Last month saw some really interesting announcements from Microsoft and Intel about the combination of field-programmable gate arrays (FPGAs) and traditional stored-program microprocessors (in this case Intel Xeon server CPUs). Microsoft wedded FPGA chips to its traditional Xeon servers through a PCIe card to get a “95 percent improvement in search throughput” with only a “ten percent increase in total system power”. The next day Intel announced plans to start selling Xeon server chips with an embedded FPGA slapped on top.
This is an exciting step in what I believe to be a new generation of computation. As we start pushing up against the limits of nanotechnology in our processor fabrication we will need to be more ingenuitive in architecture of our processors, and FPGAs are a baby step in this direction.
The traditional microprocessor has for decades been based upon the fetch-decode-execute model of operation: fetch instruction, decode instruction, execute instruction. We have made some advances in speeding this up (the instruction pipeline and the instruction cache for example), however this cycle will continue to be a barrier to performance.
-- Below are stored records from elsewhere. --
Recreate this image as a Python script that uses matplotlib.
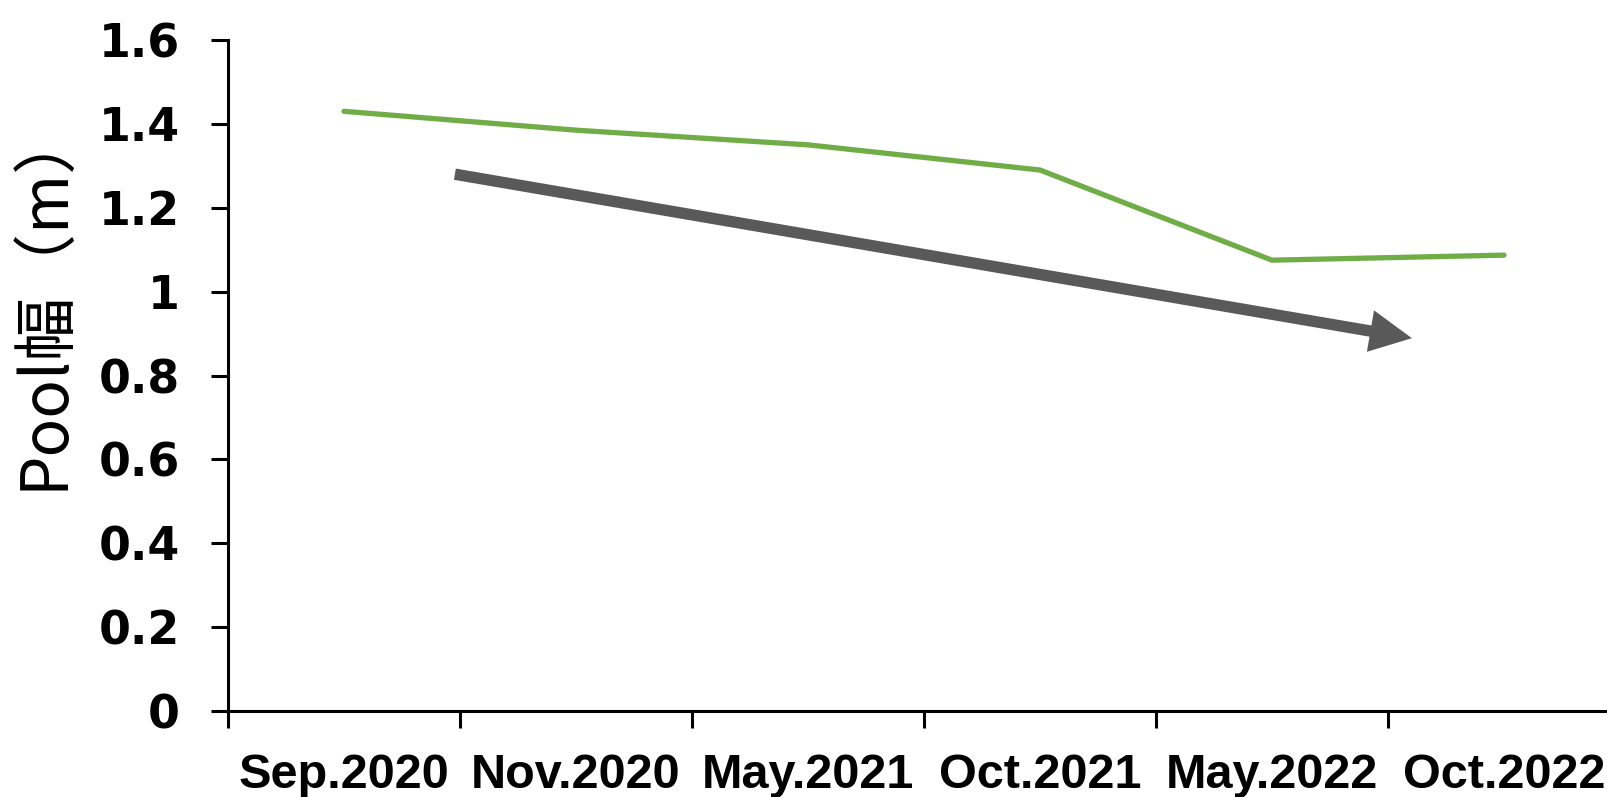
import matplotlib
matplotlib.use("Agg")
import matplotlib.pyplot as plt
from matplotlib.patches import FancyArrowPatch
from matplotlib.ticker import FixedLocator, NullFormatter

# Survey dates and measured pool width (m)
dates = ["Sep.2020", "Nov.2020", "May.2021", "Oct.2021", "May.2022", "Oct.2022"]
pool_width = [1.43, 1.385, 1.35, 1.29, 1.075, 1.087]
y_ticks = [0, 0.2, 0.4, 0.6, 0.8, 1, 1.2, 1.4, 1.6]
y_tick_labels = ["0", "0.2", "0.4", "0.6", "0.8", "1", "1.2", "1.4", "1.6"]

# Trend arrow endpoints (category index, value)
trend_start = (0.478, 1.280)
trend_end = (4.603, 0.889)

W, H, DPI = 1608, 797, 100
fig = plt.figure(figsize=(W / DPI, H / DPI), dpi=DPI)
ax = fig.add_axes([228 / W, 86 / H, 1392 / W, 671 / H])

x = list(range(len(dates)))
ax.plot(x, pool_width, color="#70AD47", lw=3.8, solid_capstyle="round",
        solid_joinstyle="miter", zorder=3)

arrow = FancyArrowPatch(trend_start, trend_end,
                        arrowstyle="-|>,head_length=17,head_width=8.5",
                        mutation_scale=1, lw=8.2, color="#595959",
                        shrinkA=0, shrinkB=0, capstyle="butt",
                        joinstyle="miter", zorder=4)
ax.add_patch(arrow)

ax.set_xlim(-0.5, len(dates) - 0.5)
ax.set_ylim(0, 1.6)

for side in ("top", "right"):
    ax.spines[side].set_visible(False)
for side in ("left", "bottom"):
    ax.spines[side].set_linewidth(2.2)
    ax.spines[side].set_color("black")

# category boundaries carry the tick marks, centres carry the labels
ax.xaxis.set_major_locator(FixedLocator([i - 0.5 for i in range(len(dates) + 1)]))
ax.xaxis.set_major_formatter(NullFormatter())
ax.xaxis.set_minor_locator(FixedLocator(x))
ax.set_xticklabels(dates, minor=True)
ax.tick_params(axis="x", which="major", direction="out", length=12, width=2.2)
ax.tick_params(axis="x", which="minor", length=0, pad=30)
for lab in ax.get_xticklabels(minor=True):
    lab.set_fontfamily("Liberation Sans")
    lab.set_fontweight("bold")
    lab.set_fontsize(35)

ax.set_yticks(y_ticks)
ax.set_yticklabels(y_tick_labels)
ax.tick_params(axis="y", direction="out", length=12.5, width=2.2, pad=22)
for lab in ax.get_yticklabels():
    lab.set_fontfamily("DejaVu Sans")
    lab.set_fontweight("bold")
    lab.set_fontsize(33)

ax.set_ylabel("Pool幅（m）", family=["Noto Sans CJK JP", "DejaVu Sans"],
              fontsize=46)
ax.yaxis.set_label_coords(-0.108, 0.617)

fig.savefig("out.png", dpi=DPI, facecolor="white")
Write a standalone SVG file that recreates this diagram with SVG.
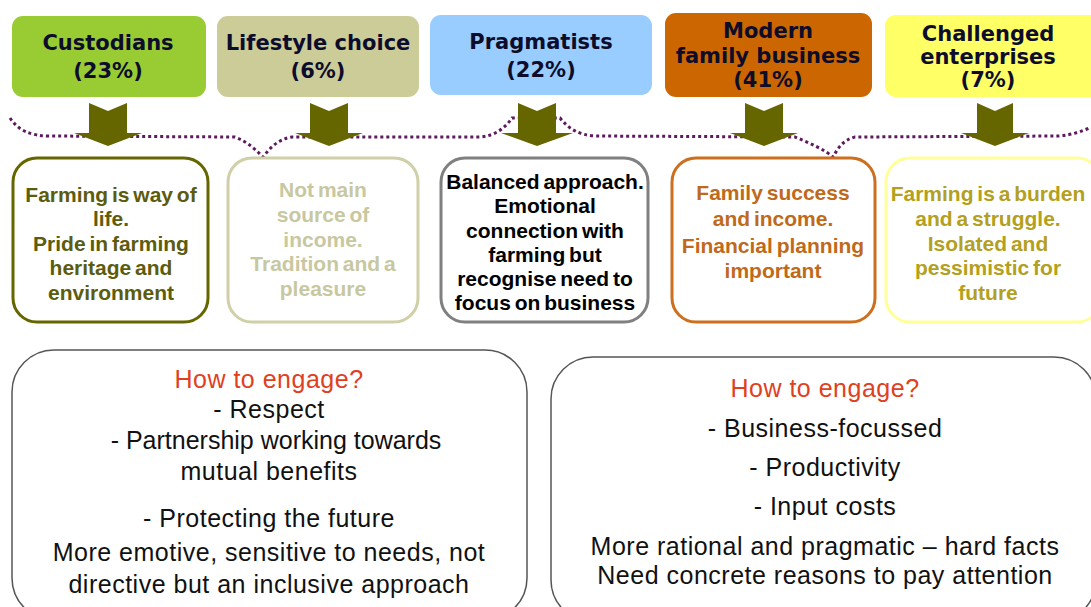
<svg xmlns="http://www.w3.org/2000/svg" width="1091" height="607" viewBox="0 0 1091 607">
<defs>
<style>
.title{font-family:"DejaVu Sans",Verdana,sans-serif;font-weight:bold;font-size:21px;fill:#0d0d2b;text-anchor:middle}
.desc{font-family:"Liberation Sans",Arial,sans-serif;font-weight:bold;font-size:21px;text-anchor:middle;word-spacing:-2px}
.eng{font-family:"Liberation Sans",Arial,sans-serif;font-size:25px;letter-spacing:0.5px;fill:#111;text-anchor:middle}
.eng .q{fill:#e0401e}
.eng .n{letter-spacing:0}
.arrow{fill:#666600}
.dot{fill:none;stroke:#5e1a5e;stroke-width:3;stroke-dasharray:3 3}
.bb{fill:#fff;stroke:#555;stroke-width:1.5}
</style>
</defs>
<rect width="1091" height="607" fill="#fff"/>
<g id="connectors">
<path class="dot" d="M10,118 C18,130 30,136 50,136 L235,137 C248,142 256,150 263,157 C270,148 278,139 292,137 L480,137 C495,136 505,128 512,118 L560,118 C568,128 578,135 595,136 L795,137 C810,143 825,150 833,157 C838,148 843,140 855,137 L1058,136 C1072,135 1083,131 1091,127"/>
<path class="arrow" d="M89,103 L108,111 L127,103 L127,133 L142,133 L108,146 L74,133 L89,133 Z"/>
<path class="arrow" d="M310,103 L329,111 L348,103 L348,133 L363,133 L329,146 L295,133 L310,133 Z"/>
<path class="arrow" d="M518,103 L537,111 L556,103 L556,133 L573,133 L537,146 L501,133 L518,133 Z"/>
<path class="arrow" d="M745,103 L764,111 L783,103 L783,133 L798,133 L764,146 L730,133 L745,133 Z"/>
<path class="arrow" d="M977,103 L995,111 L1013,103 L1013,133 L1029,133 L995,146 L961,133 L977,133 Z"/>
</g>
<g id="custodians">
<rect x="12" y="16" width="194" height="81" rx="11" fill="#99cc33"/>
<text class="title" x="108" y="50">Custodians</text>
<text class="title" x="108" y="78">(23%)</text>
</g>
<g id="lifestyle">
<rect x="217" y="16" width="202" height="81" rx="11" fill="#cccc99"/>
<text class="title" x="318" y="50">Lifestyle choice</text>
<text class="title" x="318" y="78">(6%)</text>
</g>
<g id="pragmatists">
<rect x="430" y="15" width="222" height="80" rx="11" fill="#99ccff"/>
<text class="title" x="541" y="49">Pragmatists</text>
<text class="title" x="541" y="77">(22%)</text>
</g>
<g id="modern">
<rect x="665" y="13" width="207" height="84" rx="11" fill="#cc6600"/>
<text class="title" x="768" y="38">Modern</text>
<text class="title" x="768" y="63">family business</text>
<text class="title" x="768" y="87">(41%)</text>
</g>
<g id="challenged">
<rect x="885" y="15" width="216" height="82" rx="11" fill="#ffff66"/>
<text class="title" x="988" y="41">Challenged</text>
<text class="title" x="988" y="64">enterprises</text>
<text class="title" x="988" y="87">(7%)</text>
</g>
<g id="desc-custodians">
<rect x="13" y="158" width="195" height="164" rx="24" fill="#fff" stroke="#666600" stroke-width="3"/>
<text class="desc" fill="#5c5c0c"><tspan x="111" y="202">Farming is way of</tspan><tspan x="111" y="226">life.</tspan><tspan x="111" y="251">Pride in farming</tspan><tspan x="111" y="275">heritage and</tspan><tspan x="111" y="300">environment</tspan></text>
</g>
<g id="desc-lifestyle">
<rect x="228" y="158" width="190" height="164" rx="24" fill="#fff" stroke="#d0d0a8" stroke-width="3"/>
<text class="desc" fill="#c8c8a0"><tspan x="323" y="197">Not main</tspan><tspan x="323" y="222">source of</tspan><tspan x="323" y="247">income.</tspan><tspan x="323" y="271">Tradition and a</tspan><tspan x="323" y="296">pleasure</tspan></text>
</g>
<g id="desc-pragmatists">
<rect x="441" y="158" width="207" height="164" rx="24" fill="#fff" stroke="#808080" stroke-width="3"/>
<text class="desc" fill="#000"><tspan x="545" y="189">Balanced approach.</tspan><tspan x="545" y="213">Emotional</tspan><tspan x="545" y="238">connection with</tspan><tspan x="545" y="262">farming but</tspan><tspan x="545" y="286">recognise need to</tspan><tspan x="545" y="310">focus on business</tspan></text>
</g>
<g id="desc-modern">
<rect x="672" y="158" width="203" height="164" rx="24" fill="#fff" stroke="#cc7020" stroke-width="3"/>
<text class="desc" fill="#c0691a"><tspan x="773" y="200">Family success</tspan><tspan x="773" y="226">and income.</tspan><tspan x="773" y="253">Financial planning</tspan><tspan x="773" y="278">important</tspan></text>
</g>
<g id="desc-challenged">
<rect x="886" y="158" width="215" height="164" rx="24" fill="#fff" stroke="#ffff99" stroke-width="3"/>
<text class="desc" fill="#b3a020"><tspan x="988" y="201">Farming is a burden</tspan><tspan x="988" y="226">and a struggle.</tspan><tspan x="988" y="251">Isolated and</tspan><tspan x="988" y="275">pessimistic for</tspan><tspan x="988" y="300">future</tspan></text>
</g>
<g id="engage-left">
<rect class="bb" x="12" y="350" width="515" height="270" rx="42"/>
<text class="eng"><tspan class="q" x="269" y="388">How to engage?</tspan><tspan x="269" y="418">- Respect</tspan><tspan class="n" x="276" y="449">- Partnership working towards</tspan><tspan x="269" y="480">mutual benefits</tspan><tspan x="269" y="527">- Protecting the future</tspan><tspan x="269" y="561">More emotive, sensitive to needs, not</tspan><tspan x="269" y="593">directive but an inclusive approach</tspan></text>
</g>
<g id="engage-right">
<rect class="bb" x="551" y="357" width="545" height="265" rx="42"/>
<text class="eng"><tspan class="q" x="825" y="397">How to engage?</tspan><tspan x="825" y="437">- Business-focussed</tspan><tspan x="825" y="476">- Productivity</tspan><tspan x="825" y="515">- Input costs</tspan><tspan x="825" y="555">More rational and pragmatic – hard facts</tspan><tspan x="825" y="584">Need concrete reasons to pay attention</tspan></text>
</g>
</svg>
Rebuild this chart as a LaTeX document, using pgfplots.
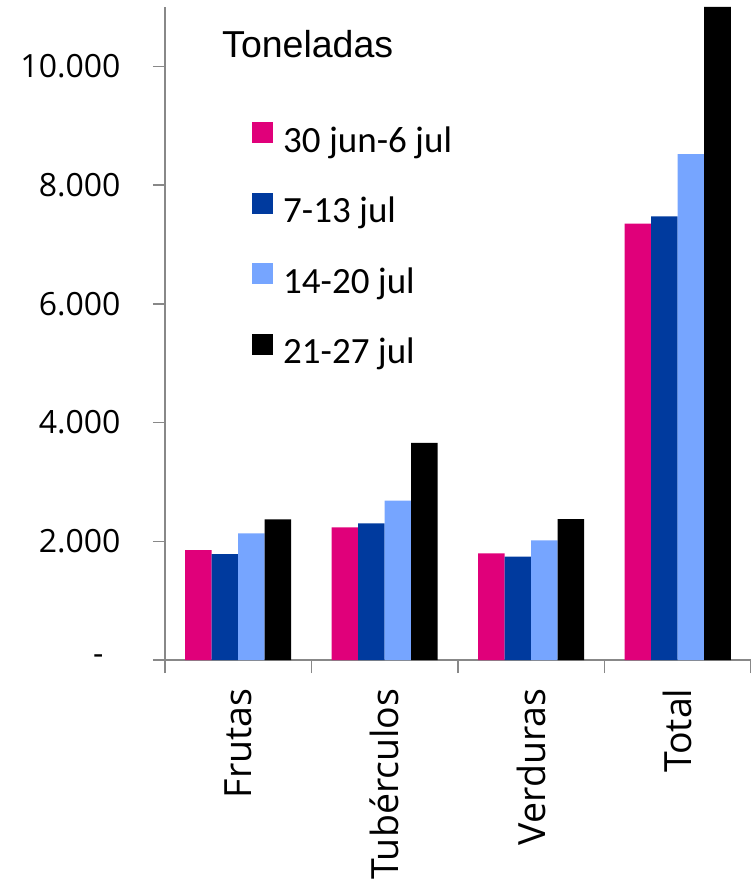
\documentclass[border=0pt]{standalone}
\usepackage{pgfplots}
\pgfplotsset{compat=1.18}
\usepackage{fontspec}
\setmainfont{Open Sans}
\newfontfamily\carlito{Carlito}
\newfontfamily\arial{Liberation Sans}
\definecolor{semA}{HTML}{E0007A}
\definecolor{semB}{HTML}{003A9E}
\definecolor{semC}{HTML}{76A5FF}
\definecolor{semD}{HTML}{000000}
\definecolor{axgray}{HTML}{888888}
\pgfplotsset{sq/.style={legend image code/.code={\fill[##1] (0pt,0pt) rectangle (21pt,21pt);}}}
\begin{document}
\begin{tikzpicture}
\begin{axis}[
    name=ax,
    ybar=0pt,
    bar width=26.5pt,
    scale only axis,
    width=586pt, height=653pt,
    xmin=-0.5, xmax=3.5,
    ymin=0, ymax=11000,
    axis x line=bottom, axis y line=left,
    axis line style={draw=axgray, line width=1.5pt, -},
    tick style={draw=axgray, line width=1.5pt},
    tick align=outside,
    xtick={0,1,2,3},
    xticklabels={Frutas, Tubérculos, Verduras, Total},
    major x tick style={draw=none},
    minor xtick={-0.5,0.5,1.5,2.5,3.5},
    minor tick length=13pt,
    major tick length=12pt,
    ytick={0,2000,4000,6000,8000,10000},
    yticklabels={-\hspace*{17pt}, 2.000, 4.000, 6.000, 8.000, 10.000},
    xticklabel style={font=\fontsize{37.5}{37.5}\selectfont, rotate=90, anchor=east},
    xticklabel shift=13pt,
    yticklabel style={font=\fontsize{32}{32}\selectfont},
    yticklabel shift=29pt,
    legend style={draw=none, fill=none, at={(axis description cs:0.1485,0.8239)}, anchor=north west,
        inner sep=0pt, row sep=32.5pt, column sep=10pt,
        nodes={inner sep=0pt, text height=26pt, text depth=8pt, font=\carlito\fontsize{37}{37}\selectfont}},
    legend cell align=left,
]
\addplot[fill=semA, draw=none, sq] coordinates {(0,1849) (1,2235) (2,1798) (3,7350)};
\addplot[fill=semB, draw=none, sq] coordinates {(0,1782) (1,2303) (2,1743) (3,7474)};
\addplot[fill=semC, draw=none, sq] coordinates {(0,2134) (1,2684) (2,2017) (3,8521)};
\addplot[fill=semD, draw=none, sq] coordinates {(0,2370) (1,3659) (2,2375) (3,11000)};
\legend{30 jun-6 jul, 7-13 jul, 14-20 jul, 21-27 jul}
\node[anchor=base west, inner sep=0pt, font=\arial\fontsize{37.5}{37.5}\selectfont] at (axis description cs:0.0973,0.9219) {Toneladas};
\end{axis}
\pgfresetboundingbox
\path ([xshift=-165pt,yshift=-219pt]ax.south west) rectangle ([yshift=7pt]ax.north east);
\end{tikzpicture}
\end{document}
FPGAs offer an alternative to this: rather than storing our programs in memory and performing the fetch-decode-execute cycle to run our programs, we actually “re-code” the gates of an FPGA to make it perform a program. There’s no fetching and decoding; there’s just execution. Reprogrammability goes out the window, however in return massive performance gains can be seen. This is why FPGAs are so popular in media encoding/decoding and cryptocurrency mining: the programs don’t change so there’s no need for that fetch-and-decode process before execution.
As FPGA technology advances I hope we’ll see a greater degree of reprogrammability (right now reprogramming most FPGAs is a complicated process), and perhaps someday soon our processors will be a hybrid of memory-programmable (traditional) and circuit-programmable (FPGA-style) processing. What will our compilers (both static, ahead-of-time, and just-in-time) look like when we have this additional execution target?